— Ты бы прав, Сережа! Там застрявший болван в цилиндре.
— Где застрявший? — не понял я.
— Это путник между планами, — пояснил мне Данила, — я посмотрел на него вторым зрением. Это человек, который когда-то вышел из этой квартиры и потерялся. Назад он уже не вернулся.
— Но как?
— Без понятия, — Данила пожал плечами, — скорее всего в момент собственной гибели. Скорее всего в ходе жертвоприношения или чего-то подобного. В Питере до революции было много тайных культов, и поверь, многие из них практиковали выход из тела. Астралетчики, к взлету готовсь!
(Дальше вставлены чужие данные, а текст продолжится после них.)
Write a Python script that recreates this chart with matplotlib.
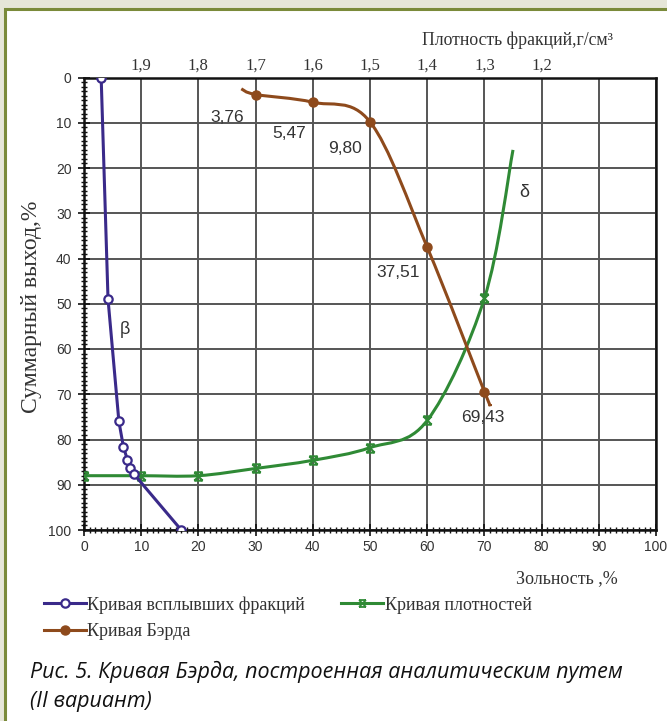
import numpy as np
import matplotlib
matplotlib.use('Agg')
import matplotlib.pyplot as plt
from matplotlib.path import Path
from matplotlib.patches import PathPatch, Rectangle
from matplotlib.lines import Line2D
from matplotlib.ticker import MultipleLocator

# ---- data ----
float_x = [3.0, 4.2, 6.1, 6.9, 7.6, 8.1, 8.7, 17.0]
float_y = [0, 49, 76, 81.7, 84.5, 86.3, 87.6, 100]

dens_x = [0, 10, 20, 30, 40, 50, 60, 70, 75]
dens_y = [88, 88, 88, 86.4, 84.6, 81.8, 75.8, 48.8, 16]

baird_x = [27.5, 30, 40, 50, 60, 70, 71]
baird_y = [2.5, 3.76, 5.47, 9.80, 37.51, 69.43, 72.2]
baird_labels = ['3,76', '5,47', '9,80', '37,51', '69,43']
baird_label_pos = [(25.1, 8.9), (35.8, 12.3), (45.7, 15.6), (55.0, 43.2), (69.8, 75.1)]

density_ticks = [10, 20, 30, 40, 50, 60, 70, 80]
density_labels = ['1,9', '1,8', '1,7', '1,6', '1,5', '1,4', '1,3', '1,2']

BLUE = '#3a2a8a'
GREEN = '#2f8a35'
BROWN = '#8e4a1c'
SERIF = 'Liberation Serif'
SANS = 'Liberation Sans'


def smooth_path(x, y):
    pts = np.column_stack([x, y]).astype(float)
    n = len(pts)
    verts = [pts[0]]
    codes = [Path.MOVETO]
    for i in range(n - 1):
        p0 = pts[i - 1] if i > 0 else pts[i]
        p1 = pts[i]
        p2 = pts[i + 1]
        p3 = pts[i + 2] if i + 2 < n else pts[i + 1]
        verts += [p1 + (p2 - p0) / 6.0, p2 - (p3 - p1) / 6.0, p2]
        codes += [Path.CURVE4] * 3
    return Path(verts, codes)


star = Path([(-1, 1), (1, -1), (-1, -1), (1, 1), (-1, 1), (1, 1), (-1, -1), (1, -1)],
            [Path.MOVETO, Path.LINETO, Path.MOVETO, Path.LINETO,
             Path.MOVETO, Path.LINETO, Path.MOVETO, Path.LINETO])

W, H = 667, 721
fig = plt.figure(figsize=(W / 100, H / 100), dpi=100)
fig.patch.set_facecolor('#e6e6d8')
fig.patches.append(Rectangle((5 / W, -0.01), 1, 1.01 - 9 / H, transform=fig.transFigure,
                             facecolor='white', edgecolor='#7a8a3a', lw=2.2, zorder=-10))

ax = fig.add_axes([84 / W, 1 - 530 / H, (656 - 84) / W, (530 - 77.5) / H])
ax.set_xlim(0, 100)
ax.set_ylim(100, 0)
ax.xaxis.set_major_locator(MultipleLocator(10))
ax.xaxis.set_minor_locator(MultipleLocator(1))
ax.yaxis.set_major_locator(MultipleLocator(10))
ax.yaxis.set_minor_locator(MultipleLocator(1))
ax.grid(True, which='major', color='#555555', lw=1.4)
ax.set_axisbelow(True)
for s in ax.spines.values():
    s.set_color('#111111')
    s.set_linewidth(1.8)
ax.tick_params(which='major', direction='inout', length=8, width=1.2, colors='#111111',
               labelsize=10, pad=5, labelcolor='#333333')
ax.tick_params(which='minor', direction='inout', length=5, width=1.0, colors='#111111')
ax.tick_params(axis='x', which='major', pad=3)
for lab in ax.get_xticklabels() + ax.get_yticklabels():
    lab.set_fontfamily(SANS)

# top density axis
top = ax.secondary_xaxis('top')
top.set_xticks(density_ticks)
top.set_xticklabels(density_labels)
top.tick_params(length=0, pad=3, labelsize=12, labelcolor='#333333')
top.spines['top'].set_visible(False)
for lab in top.get_xticklabels():
    lab.set_fontfamily(SERIF)

# curves
ax.plot(float_x, float_y, color=BLUE, lw=2.2, marker='o', ms=6, mfc='white',
        mec=BLUE, mew=1.6, zorder=4)
ax.add_patch(PathPatch(smooth_path(dens_x, dens_y), fill=False, edgecolor=GREEN, lw=2.2, zorder=3))
ax.plot(dens_x[:-1], dens_y[:-1], ls='none', marker=star, ms=6, mec=GREEN, mfc='none', mew=1.5, zorder=3)
ax.add_patch(PathPatch(smooth_path(baird_x, baird_y), fill=False, edgecolor=BROWN, lw=2.2, zorder=3))
ax.plot(baird_x[1:-1], baird_y[1:-1], ls='none', marker='o', ms=6.5, color=BROWN, zorder=4)

for t, (lx, ly) in zip(baird_labels, baird_label_pos):
    ax.text(lx, ly, t, ha='center', va='center', fontsize=12.5, family=SANS, color='#333333')

ax.text(7.2, 55.8, 'β', ha='center', va='center', fontsize=13, family=SANS, color='#333333')
ax.text(77, 25.5, 'δ', ha='center', va='center', fontsize=13, family=SANS, color='#333333')

# axis titles
fig.text(32 / W, 1 - 307 / H, 'Суммарный выход,%', rotation=90, ha='center', va='center',
         fontsize=17, family=SERIF, color='#333333')
fig.text(517 / W, 1 - 40 / H, 'Плотность фракций,г/см³', ha='center', va='center',
         fontsize=12.8, family=SERIF, color='#333333')
fig.text(567 / W, 1 - 579 / H, 'Зольность ,%', ha='center', va='center',
         fontsize=13, family=SERIF, color='#333333')

# legend
handles = [
    Line2D([], [], color=BLUE, lw=2.2, marker='o', ms=6, mfc='white', mec=BLUE, mew=1.6),
    Line2D([], [], color=BROWN, lw=2.2, marker='o', ms=6.5),
    Line2D([], [], color=GREEN, lw=2.2, marker=star, ms=5, mfc='none', mec=GREEN, mew=1.3),
]
labels = ['Кривая всплывших фракций', 'Кривая Бэрда', 'Кривая плотностей']
leg = fig.legend(handles, labels, loc='upper left', bbox_to_anchor=(44 / W, 1 - 596 / H),
                 ncol=2, frameon=False, handlelength=2.3, handletextpad=0.1,
                 columnspacing=2.0, labelspacing=0.55, borderaxespad=0, borderpad=0,
                 prop={'family': SERIF, 'size': 13})
for t in leg.get_texts():
    t.set_color('#333333')

# caption
fig.text(30 / W, 1 - 672 / H, 'Рис. 5. Кривая Бэрда, построенная аналитическим путем',
         ha='left', va='center', fontsize=15.5, family='Open Sans', style='italic', color='#111111')
fig.text(30 / W, 1 - 701 / H, '(II вариант)',
         ha='left', va='center', fontsize=15.5, family='Open Sans', style='italic', color='#111111')

fig.savefig('out.png', dpi=100, facecolor=fig.get_facecolor())
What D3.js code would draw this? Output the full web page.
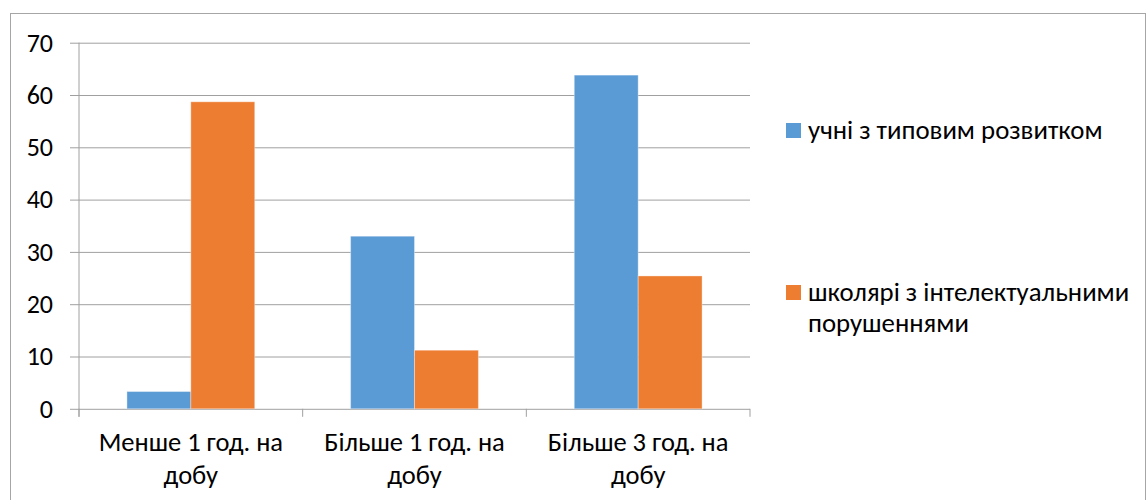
<!DOCTYPE html>
<html>
<head>
<meta charset="utf-8">
<script src="https://cdn.jsdelivr.net/npm/d3@7"></script>
<style>
  html, body { margin: 0; padding: 0; background: #fff; }
  svg { display: block; }
  text { font-family: Carlito, Calibri, Lato, sans-serif; fill: #000; }
</style>
</head>
<body>
<svg id="chart" width="1147" height="500"></svg>
<script>
// Screen time per day, % of pupils in each group
const categories = [["Менше 1 год. на", "добу"], ["Більше 1 год. на", "добу"], ["Більше 3 год. на", "добу"]];
const seriesNames = ["учні з типовим розвитком", "школярі з інтелектуальними порушеннями"];
const typicalValues = [3.3, 33.0, 63.8];
const impairedValues = [58.7, 11.2, 25.4];
const yTicks = [0, 10, 20, 30, 40, 50, 60, 70];
const colors = ["#5B9BD5", "#ED7D31"];

const svg = d3.select("#chart");
const plot = { left: 79, right: 750, top: 42.7, bottom: 408.8 };

// chart frame
svg.append("rect")
  .attr("x", 10.5).attr("y", 13.5)
  .attr("width", 1135).attr("height", 500)
  .attr("fill", "none").attr("stroke", "#a6a6a6").attr("stroke-width", 1);

const catKeys = categories.map(c => c.join(" "));
const x0 = d3.scaleBand().domain(catKeys).range([plot.left, plot.right]).padding(0);
const x1 = d3.scaleBand().domain(seriesNames).range([0, x0.bandwidth()]).paddingInner(0).paddingOuter(0.75);
const y = d3.scaleLinear().domain([0, 70]).range([plot.bottom, plot.top]);

// horizontal gridlines + y axis
const yAxis = d3.axisLeft(y).tickValues(yTicks).tickSize(plot.right - plot.left + 9).tickPadding(17);
const gy = svg.append("g").attr("transform", `translate(${plot.right},0)`).call(yAxis);
gy.select(".domain").remove();
gy.selectAll(".tick line").attr("stroke", "#a0a0a0").attr("stroke-width", 1);
gy.selectAll(".tick text").attr("font-size", 26).attr("font-family", "Carlito, Calibri, Lato, sans-serif").attr("fill", "#000");

// vertical axis line
svg.append("line")
  .attr("x1", plot.left).attr("x2", plot.left)
  .attr("y1", plot.top).attr("y2", plot.bottom + 8)
  .attr("stroke", "#a0a0a0");

// category ticks below baseline
const boundaries = catKeys.map(k => x0(k)).concat([plot.right]);
svg.selectAll("line.ctick").data(boundaries).join("line")
  .attr("class", "ctick")
  .attr("x1", d => d).attr("x2", d => d)
  .attr("y1", plot.bottom).attr("y2", plot.bottom + 8)
  .attr("stroke", "#a0a0a0");

// bars
const rows = catKeys.map((k, i) => ({ key: k, values: [typicalValues[i], impairedValues[i]] }));
const groups = svg.selectAll("g.cat").data(rows).join("g")
  .attr("class", "cat")
  .attr("transform", d => `translate(${x0(d.key)},0)`);
groups.selectAll("rect").data(d => d.values.map((v, j) => ({ v, s: seriesNames[j], j }))).join("rect")
  .attr("x", d => x1(d.s))
  .attr("width", x1.bandwidth())
  .attr("y", d => y(d.v))
  .attr("height", d => y(0) - y(d.v))
  .attr("fill", d => colors[d.j])
  .attr("stroke", "#fff").attr("stroke-opacity", 0.35).attr("stroke-width", 1);

// category labels (two lines)
const labels = svg.selectAll("text.cat").data(categories).join("text")
  .attr("class", "cat")
  .attr("text-anchor", "middle")
  .attr("font-size", 26.5)
  .attr("x", (d, i) => x0(catKeys[i]) + x0.bandwidth() / 2)
  .attr("y", 451);
labels.selectAll("tspan").data(d => d).join("tspan")
  .attr("x", function () { return d3.select(this.parentNode).attr("x"); })
  .attr("dy", (d, i) => i === 0 ? 0 : 33)
  .text(d => d);

// legend
const legendItems = [
  { name: seriesNames[0], lines: ["учні з типовим розвитком"], y: 138.5 },
  { name: seriesNames[1], lines: ["школярі з інтелектуальними", "порушеннями"], y: 300.5 }
];
const lg = svg.selectAll("g.legend").data(legendItems).join("g").attr("class", "legend");
lg.append("rect")
  .attr("x", 786).attr("y", d => d.y - 15.5)
  .attr("width", 15).attr("height", 15)
  .attr("fill", (d, i) => colors[i]);
const lt = lg.append("text").attr("x", 808).attr("y", d => d.y).attr("font-size", 26.8);
lt.selectAll("tspan").data(d => d.lines).join("tspan")
  .attr("x", 808).attr("dy", (d, i) => i === 0 ? 0 : 31)
  .text(d => d);
</script>
</body>
</html>
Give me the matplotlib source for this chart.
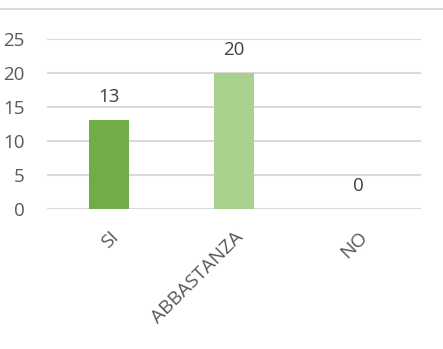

Данила вскинул правую руку к виску, и на его голове появилась забавная высокая фуражка.
— И что нам делать с этим гостем? — спросил я.
— Ничего. Можно его пустить, конечно, и иссушить, но толку? Это обычный человек или маг того времени. Правда, он смог удержать свою светимость за более чем сто лет.
— Выходит, что не обычный, — хмыкнул я, — а он нам не наваляет?
— Ха! С чего бы? Мы с тобой — два крутых мага современности, при упоминании которых которых ведьмы ссутся в своих кроватях, побоимся какого-то ушлепка в цилиндре из 19 века? Открывай нахер. Знакомиться будем. Вдруг он окажется нам полезным?
— Ну как знаете, — я начал щелкать замками, и стук прекратился. Цепи слетали сами собой, а из-под двери начал тонкими лучиками пробиваться яркий свет. Когда последняя щеколда была отодвинута, то дверь исчезла, просто растворилась в свете, и на пороге появился Пушкин!
— Александр Сергеевич? — удивленно спросил я.
— Да не похож же, — Данила ткнул меня локтем в бок и обратился к гостю, — вы по чью душу, господин, пожаловали?
— А-а-а, — как-то жалко протянул мужчина. Он был одет в длинный черный плащ, из-под которого торчали носки намазанных гуталином сапог. В руках мужчина держал трость — из темного коричневого дерева с золотым набалдашником в виде совы и кожаную сумку. В такой обычно носили медицинские инструменты.
— А может быть, это Джек Потрошитель? — тихо спросил я.
— И какого хера он забыл в Питере? Попутал с Лондоном? Вот а ю дуинг хир, камрад? — этот вопрос адресовался гостю.
Тот широко открыл карие глаза. Да, на Пушкина он был похож только одеждой да бакенбардами — густыми и темными. Само же лицо было совершенно другим. Слегка крючковатый нос, узкие губы, острые скулы.
— Я даже не знаю, сколько времени пытался войти в эту квартиру, — сказал он наконец, — приходил каждый день и стучал в дверь. Мне никогда не открывали. А теперь…
— Ага, бывает такое, — Данила кивнул, — так чего хотел?
— Мне, господа, через ваш балкон надобно выйти, — немного смутясь, ответил гость, — не обессудьте.